FIRST EDITION IN ORIGINAL WRAPPERS of the official report of the proceedings of the 1927 Fifth Solvay Conference, generally considered the most important gathering in the history of physics.

"Chaired by Dutch physicist Hendrik Lorentz and running from October 24 to 29, 1927, the fifth physics conference was devoted to 'electrons and photons' but was dominated by disputes about the ideas behind quantum mechanics. Beginning in 1925, Danish physicist Niels Bohr, German physicists Werner Heisenberg and Max Born, among others, had formed what came to be known as the 'Copenhagen interpretation' of quantum mechanics, which postulated that the indeterminacy in the theory (i.e., that only the probability of a result could be predicted) was fundamental and should be accepted by scientists.
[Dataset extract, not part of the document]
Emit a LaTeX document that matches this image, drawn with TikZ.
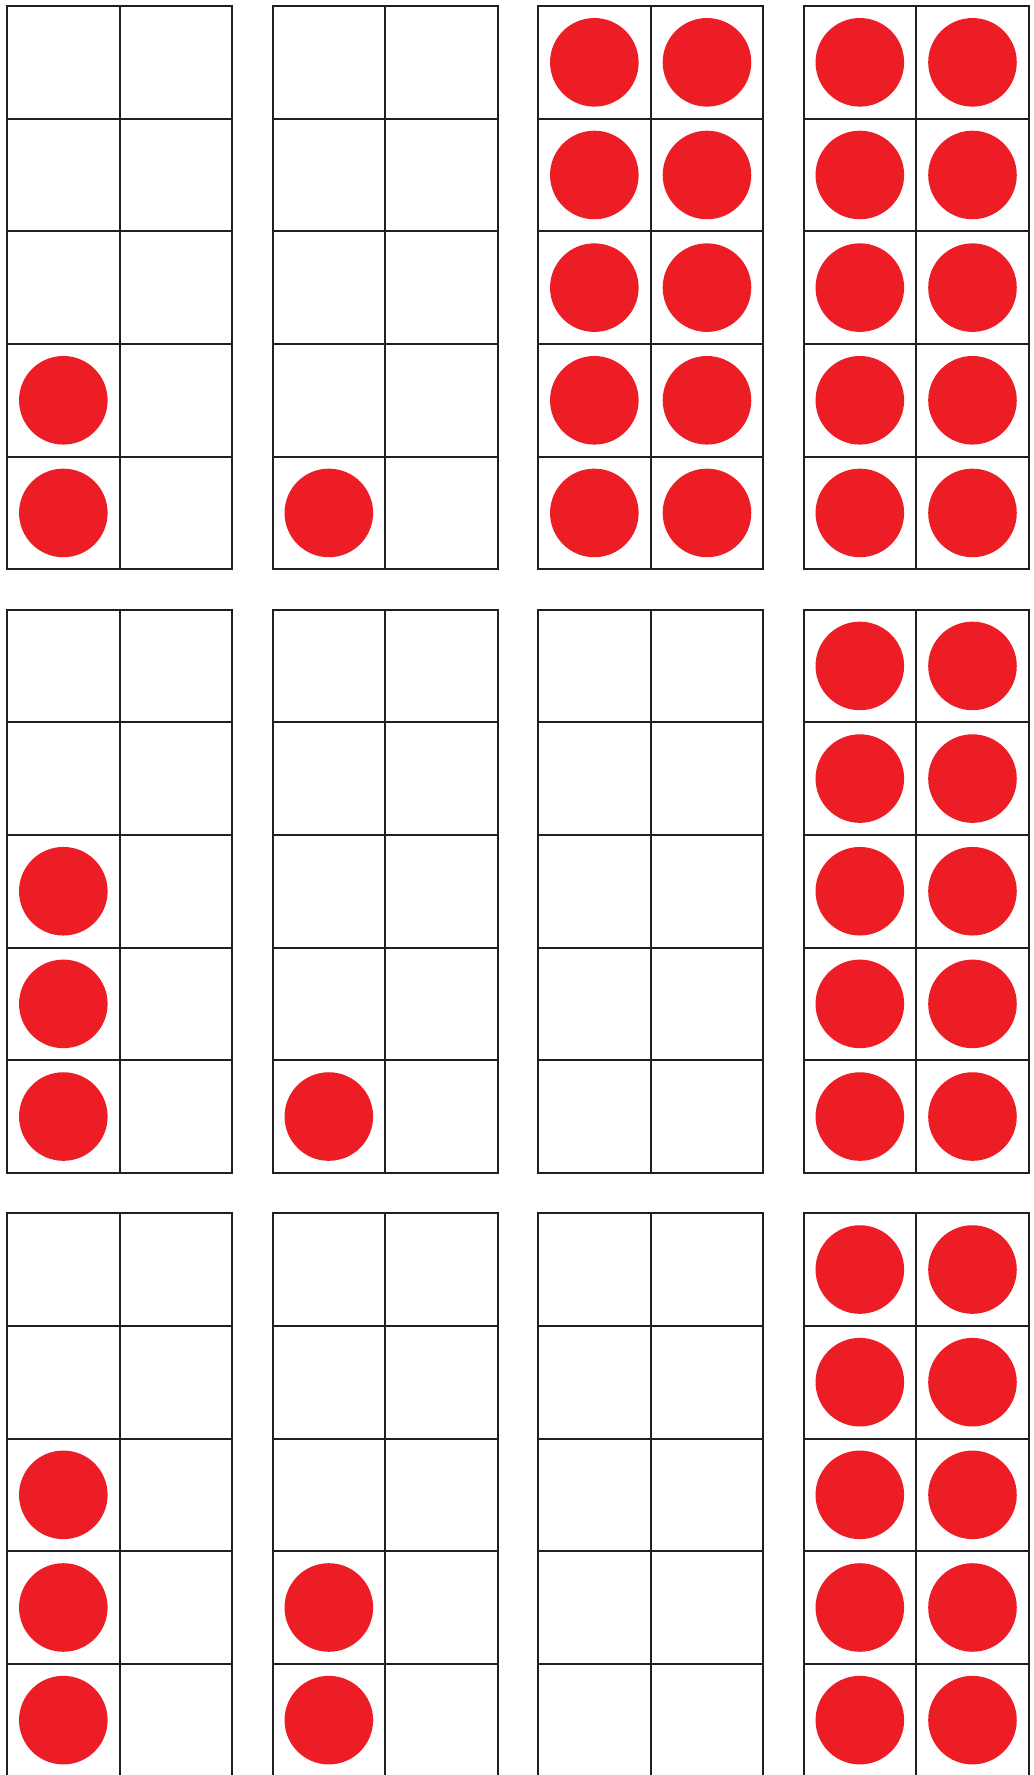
\documentclass[tikz,border=0pt]{standalone}
\definecolor{dotred}{RGB}{237,29,37}
\definecolor{gridline}{RGB}{35,31,32}
\begin{document}
\begin{tikzpicture}[
    x=0.02cm, y=-0.02cm,
    frameline/.style={draw=gridline, line width=0.04cm},
    counter/.style={fill=dotred},
  ]
    %% layout in pixel units of the page (y runs downward)
    \def\cell{112.65}   % size of one cell
    \def\xpitch{265.5}  % frame to frame, across
    \def\ypitch{603.6}  % frame to frame, down
    \def\dotr{0.886cm}  % counter radius

    \useasboundingbox (0,0) rectangle (1034,1775);

    %% --- frames: column/row/how many counters ---
    \foreach \gx/\gy/\n in {0/0/2, 1/0/1, 2/0/10, 3/0/10,
                            0/1/3, 1/1/1, 2/1/0,  3/1/10,
                            0/2/3, 1/2/2, 2/2/0,  3/2/10} {
      \pgfmathsetmacro\xo{7+\xpitch*\gx}
      \pgfmathsetmacro\yo{6+\ypitch*\gy}

      %% counters fill the left column from the bottom first
      \foreach \k in {1,...,10} {
        \ifnum\k>\n\else
          \pgfmathsetmacro\cx{\xo+\cell*(0.5+int((\k-1)/5))}
          \pgfmathsetmacro\cy{\yo+\cell*(4.5-mod(\k-1,5))}
          \fill[counter] (\cx,\cy) circle[radius=\dotr];
        \fi
      }

      %% outline and cell lines
      \draw[frameline] (\xo,\yo) rectangle ({\xo+2*\cell},{\yo+5*\cell});
      \draw[frameline] ({\xo+\cell},\yo) -- ({\xo+\cell},{\yo+5*\cell});
      \foreach \r in {1,...,4}
        \draw[frameline] (\xo,{\yo+\r*\cell}) -- ({\xo+2*\cell},{\yo+\r*\cell});
    }
  \end{tikzpicture}
\end{document}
There was no underlying deterministic order to be found. Some physicists, most notably German physicist Albert Einstein, did not accept the Copenhagen interpretation and felt that its reliance on indeterminacy showed that quantum mechanics still was not a complete theory. This dispute was foregrounded at the 1927 conference. Bohr, Heisenberg, and Born were not able to win Einstein over, but the dissemination of the Copenhagen interpretation among physicists was accelerated by the conference and it eventually became the prevailing view of quantum mechanics” (Britannica).

The Bohr-Einstein debate that dominated the conference “is considered to be one of the most famous intellectual debates of the 20th century, and probably the most famous one between physicists" (Bricmont, Making Sense of Quantum Mechanics). It was at this conference where Einstein, disenchanted with Heisenberg's Uncertainty Principle, reportedly insisted "God does not play dice", to which Bohr replied, "Einstein, stop telling God what to do." Note: This exchange is not reported in the official printed proceedings.

Paris: Gauthier-Villars, 1928. Octavo, original wrappers; custom box. Text largely unopened. A little wear and toning to wrapper edges, number stamp at base of rear wrapper. An outstanding copy documenting a momentous event in the history of science.